> [Set problem]: Copy out the material below in full, but not its images.

--- BEGIN Supplied data ---

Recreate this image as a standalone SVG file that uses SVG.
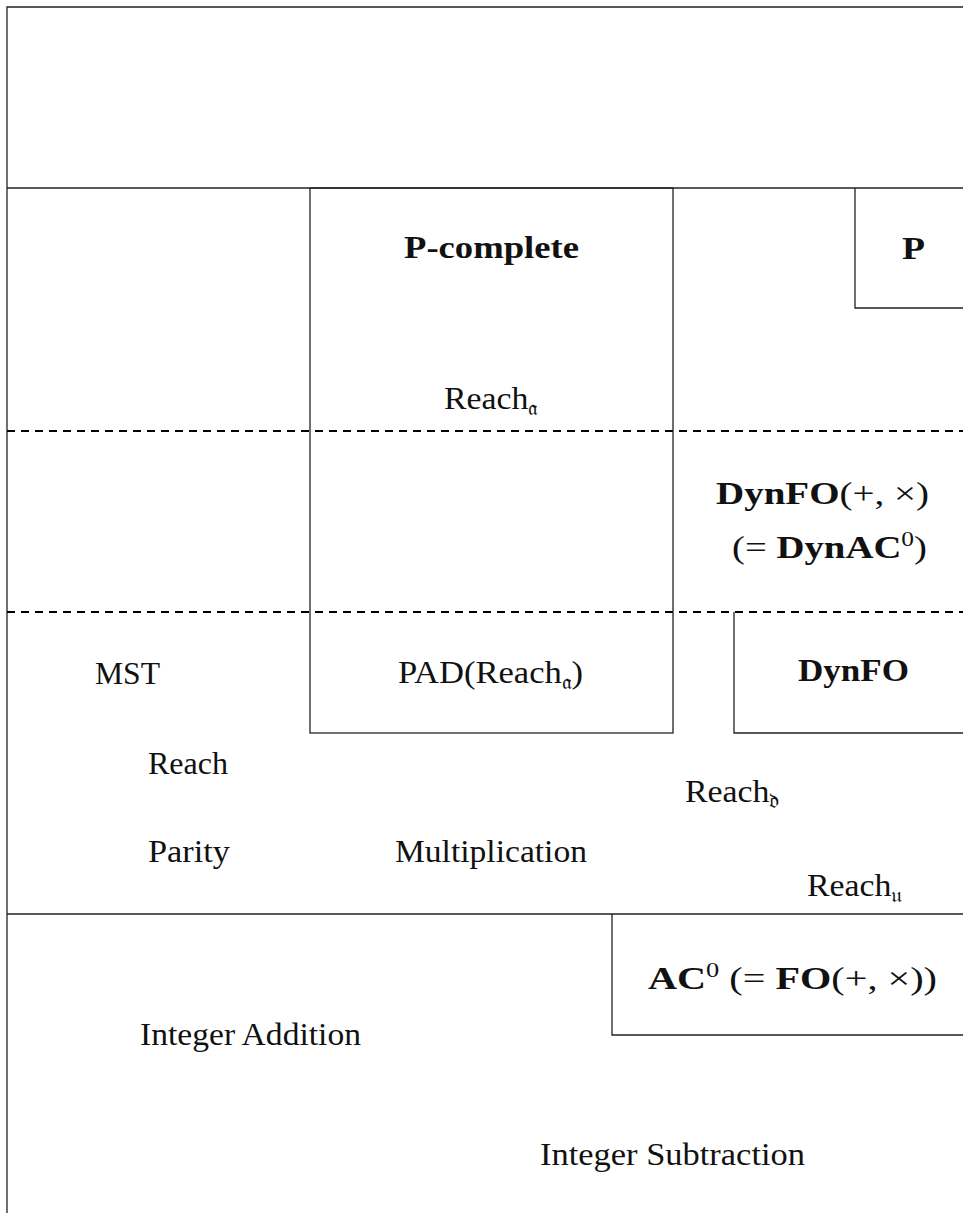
<svg xmlns="http://www.w3.org/2000/svg" width="963" height="1213" viewBox="0 0 963 1213">
<style>
.ln{fill:none;stroke:#222;stroke-width:1.3}
.dash{fill:none;stroke:#000;stroke-width:2;stroke-dasharray:8 6}
.t{font-family:"Liberation Serif","DejaVu Serif",serif;font-size:32px;fill:#111}
.b{font-weight:bold}
.sub{font-size:21px}
</style>
<rect width="963" height="1213" fill="#fff"/>
<g id="frame">
<polyline class="ln" points="963,7 7,7 7,1213"/>
<line class="ln" x1="7" y1="188" x2="963" y2="188"/>
<line class="dash" x1="7" y1="431" x2="963" y2="431"/>
<line class="dash" x1="7" y1="612" x2="963" y2="612"/>
<line class="ln" x1="7" y1="914" x2="963" y2="914"/>
</g>
<g id="connectors"></g>
<g id="p-complete">
<rect class="ln" x="310" y="188" width="363" height="545"/>
<text class="t b" x="404" y="258" textLength="175" lengthAdjust="spacingAndGlyphs">P-complete</text>
<text class="t" x="444" y="409" textLength="94" lengthAdjust="spacingAndGlyphs">Reach<tspan class="sub" dy="6">𝔞</tspan></text>
</g>
<g id="p">
<polyline class="ln" points="963,308 855,308 855,188"/>
<text class="t b" x="902" y="259" textLength="23" lengthAdjust="spacingAndGlyphs">P</text>
</g>
<g id="dynfo-plus-times">
<text class="t b" x="716" y="504" textLength="213" lengthAdjust="spacingAndGlyphs">DynFO<tspan font-weight="normal">(+, ×)</tspan></text>
<text class="t b" x="732" y="558" textLength="195" lengthAdjust="spacingAndGlyphs"><tspan font-weight="normal">(=</tspan> DynAC<tspan class="sub" font-weight="normal" dy="-12">0</tspan><tspan font-weight="normal" dy="12">)</tspan></text>
</g>
<g id="dynfo">
<polyline class="ln" points="734,612 734,733 963,733"/>
<text class="t b" x="798" y="681" textLength="111" lengthAdjust="spacingAndGlyphs">DynFO</text>
</g>
<g id="pad-reach">
<text class="t" x="398" y="683" textLength="185" lengthAdjust="spacingAndGlyphs">PAD(Reach<tspan class="sub" dy="6">𝔞</tspan><tspan dy="-6">)</tspan></text>
</g>
<g id="mst"><text class="t" x="95" y="684" textLength="65" lengthAdjust="spacingAndGlyphs">MST</text></g>
<g id="reach"><text class="t" x="148" y="774" textLength="80" lengthAdjust="spacingAndGlyphs">Reach</text></g>
<g id="reach-d"><text class="t" x="685" y="802" textLength="95" lengthAdjust="spacingAndGlyphs">Reach<tspan class="sub" dy="6">𝔡</tspan></text></g>
<g id="parity"><text class="t" x="148" y="862" textLength="82" lengthAdjust="spacingAndGlyphs">Parity</text></g>
<g id="multiplication"><text class="t" x="395" y="862" textLength="192" lengthAdjust="spacingAndGlyphs">Multiplication</text></g>
<g id="reach-u"><text class="t" x="807" y="896" textLength="95" lengthAdjust="spacingAndGlyphs">Reach<tspan class="sub" dy="6">𝔲</tspan></text></g>
<g id="ac0">
<polyline class="ln" points="612,914 612,1035 963,1035"/>
<text class="t b" x="648" y="989" textLength="289" lengthAdjust="spacingAndGlyphs">AC<tspan class="sub" font-weight="normal" dy="-12">0</tspan><tspan font-weight="normal" dy="12"> (=</tspan> FO<tspan font-weight="normal">(+, ×))</tspan></text>
</g>
<g id="integer-addition"><text class="t" x="140" y="1045" textLength="221" lengthAdjust="spacingAndGlyphs">Integer Addition</text></g>
<g id="integer-subtraction"><text class="t" x="540" y="1165" textLength="265" lengthAdjust="spacingAndGlyphs">Integer Subtraction</text></g>
</svg>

--- END Supplied data ---

> [Task answer]:
Recreate this image as a standalone SVG file that uses SVG.
<svg xmlns="http://www.w3.org/2000/svg" width="963" height="1213" viewBox="0 0 963 1213">
<style>
.ln{fill:none;stroke:#222;stroke-width:1.3}
.dash{fill:none;stroke:#000;stroke-width:2;stroke-dasharray:8 6}
.t{font-family:"Liberation Serif","DejaVu Serif",serif;font-size:32px;fill:#111}
.b{font-weight:bold}
.sub{font-size:21px}
</style>
<rect width="963" height="1213" fill="#fff"/>
<g id="frame">
<polyline class="ln" points="963,7 7,7 7,1213"/>
<line class="ln" x1="7" y1="188" x2="963" y2="188"/>
<line class="dash" x1="7" y1="431" x2="963" y2="431"/>
<line class="dash" x1="7" y1="612" x2="963" y2="612"/>
<line class="ln" x1="7" y1="914" x2="963" y2="914"/>
</g>
<g id="connectors"></g>
<g id="p-complete">
<rect class="ln" x="310" y="188" width="363" height="545"/>
<text class="t b" x="404" y="258" textLength="175" lengthAdjust="spacingAndGlyphs">P-complete</text>
<text class="t" x="444" y="409" textLength="94" lengthAdjust="spacingAndGlyphs">Reach<tspan class="sub" dy="6">𝔞</tspan></text>
</g>
<g id="p">
<polyline class="ln" points="963,308 855,308 855,188"/>
<text class="t b" x="902" y="259" textLength="23" lengthAdjust="spacingAndGlyphs">P</text>
</g>
<g id="dynfo-plus-times">
<text class="t b" x="716" y="504" textLength="213" lengthAdjust="spacingAndGlyphs">DynFO<tspan font-weight="normal">(+, ×)</tspan></text>
<text class="t b" x="732" y="558" textLength="195" lengthAdjust="spacingAndGlyphs"><tspan font-weight="normal">(=</tspan> DynAC<tspan class="sub" font-weight="normal" dy="-12">0</tspan><tspan font-weight="normal" dy="12">)</tspan></text>
</g>
<g id="dynfo">
<polyline class="ln" points="734,612 734,733 963,733"/>
<text class="t b" x="798" y="681" textLength="111" lengthAdjust="spacingAndGlyphs">DynFO</text>
</g>
<g id="pad-reach">
<text class="t" x="398" y="683" textLength="185" lengthAdjust="spacingAndGlyphs">PAD(Reach<tspan class="sub" dy="6">𝔞</tspan><tspan dy="-6">)</tspan></text>
</g>
<g id="mst"><text class="t" x="95" y="684" textLength="65" lengthAdjust="spacingAndGlyphs">MST</text></g>
<g id="reach"><text class="t" x="148" y="774" textLength="80" lengthAdjust="spacingAndGlyphs">Reach</text></g>
<g id="reach-d"><text class="t" x="685" y="802" textLength="95" lengthAdjust="spacingAndGlyphs">Reach<tspan class="sub" dy="6">𝔡</tspan></text></g>
<g id="parity"><text class="t" x="148" y="862" textLength="82" lengthAdjust="spacingAndGlyphs">Parity</text></g>
<g id="multiplication"><text class="t" x="395" y="862" textLength="192" lengthAdjust="spacingAndGlyphs">Multiplication</text></g>
<g id="reach-u"><text class="t" x="807" y="896" textLength="95" lengthAdjust="spacingAndGlyphs">Reach<tspan class="sub" dy="6">𝔲</tspan></text></g>
<g id="ac0">
<polyline class="ln" points="612,914 612,1035 963,1035"/>
<text class="t b" x="648" y="989" textLength="289" lengthAdjust="spacingAndGlyphs">AC<tspan class="sub" font-weight="normal" dy="-12">0</tspan><tspan font-weight="normal" dy="12"> (=</tspan> FO<tspan font-weight="normal">(+, ×))</tspan></text>
</g>
<g id="integer-addition"><text class="t" x="140" y="1045" textLength="221" lengthAdjust="spacingAndGlyphs">Integer Addition</text></g>
<g id="integer-subtraction"><text class="t" x="540" y="1165" textLength="265" lengthAdjust="spacingAndGlyphs">Integer Subtraction</text></g>
</svg>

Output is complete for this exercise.